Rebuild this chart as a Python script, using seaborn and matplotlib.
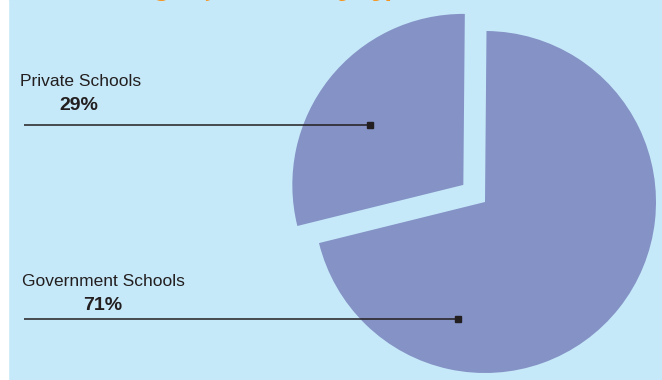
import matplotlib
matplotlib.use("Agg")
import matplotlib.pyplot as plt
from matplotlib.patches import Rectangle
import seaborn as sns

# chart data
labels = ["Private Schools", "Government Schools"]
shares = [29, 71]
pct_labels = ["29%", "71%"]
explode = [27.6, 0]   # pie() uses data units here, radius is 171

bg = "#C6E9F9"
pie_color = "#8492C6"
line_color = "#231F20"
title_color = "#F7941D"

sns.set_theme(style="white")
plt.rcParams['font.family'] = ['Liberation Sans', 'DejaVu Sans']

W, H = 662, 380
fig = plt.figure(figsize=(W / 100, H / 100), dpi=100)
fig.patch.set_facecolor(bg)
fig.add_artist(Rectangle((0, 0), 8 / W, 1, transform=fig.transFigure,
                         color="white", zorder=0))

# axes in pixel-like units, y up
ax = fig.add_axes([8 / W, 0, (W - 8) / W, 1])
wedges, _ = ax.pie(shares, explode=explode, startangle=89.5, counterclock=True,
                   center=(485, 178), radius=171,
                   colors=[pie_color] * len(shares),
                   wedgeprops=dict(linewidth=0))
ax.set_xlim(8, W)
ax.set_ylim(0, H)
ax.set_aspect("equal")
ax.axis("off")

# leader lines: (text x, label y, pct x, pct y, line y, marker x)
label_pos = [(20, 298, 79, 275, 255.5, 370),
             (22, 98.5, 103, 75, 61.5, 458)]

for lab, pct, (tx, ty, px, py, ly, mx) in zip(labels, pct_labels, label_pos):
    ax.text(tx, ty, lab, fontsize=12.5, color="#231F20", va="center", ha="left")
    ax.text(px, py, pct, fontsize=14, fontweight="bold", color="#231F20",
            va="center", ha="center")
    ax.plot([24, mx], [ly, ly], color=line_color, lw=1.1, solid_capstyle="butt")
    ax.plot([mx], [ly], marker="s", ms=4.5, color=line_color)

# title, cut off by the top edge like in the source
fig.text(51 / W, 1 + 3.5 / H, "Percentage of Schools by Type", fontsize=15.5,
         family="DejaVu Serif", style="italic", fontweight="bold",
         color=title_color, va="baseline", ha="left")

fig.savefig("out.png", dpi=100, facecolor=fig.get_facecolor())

····················

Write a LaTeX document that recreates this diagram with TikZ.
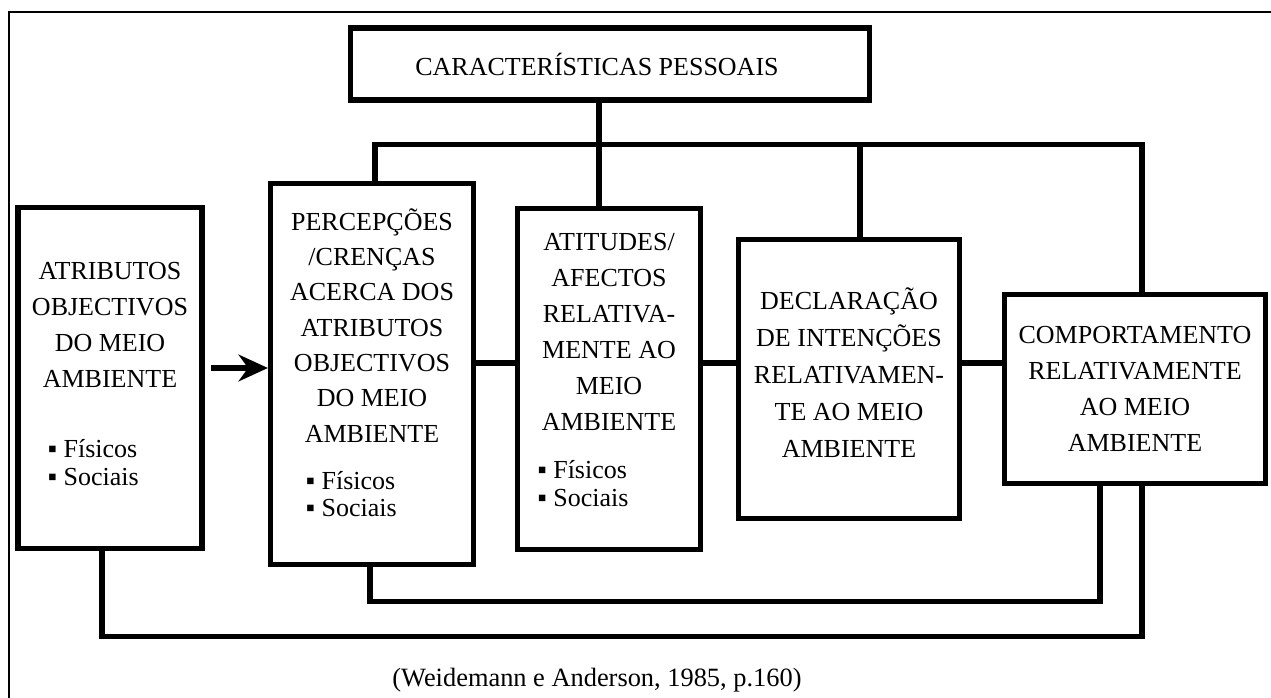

····················

Copy nothing but the lines above from the one with "Rebuild this chart" to the one with "explode = [27.6, 0]", inclusive, word for word. Leave every picture out.

● Exercise answer:
Rebuild this chart as a Python script, using seaborn and matplotlib.
import matplotlib
matplotlib.use("Agg")
import matplotlib.pyplot as plt
from matplotlib.patches import Rectangle
import seaborn as sns

# chart data
labels = ["Private Schools", "Government Schools"]
shares = [29, 71]
pct_labels = ["29%", "71%"]
explode = [27.6, 0]   # pie() uses data units here, radius is 171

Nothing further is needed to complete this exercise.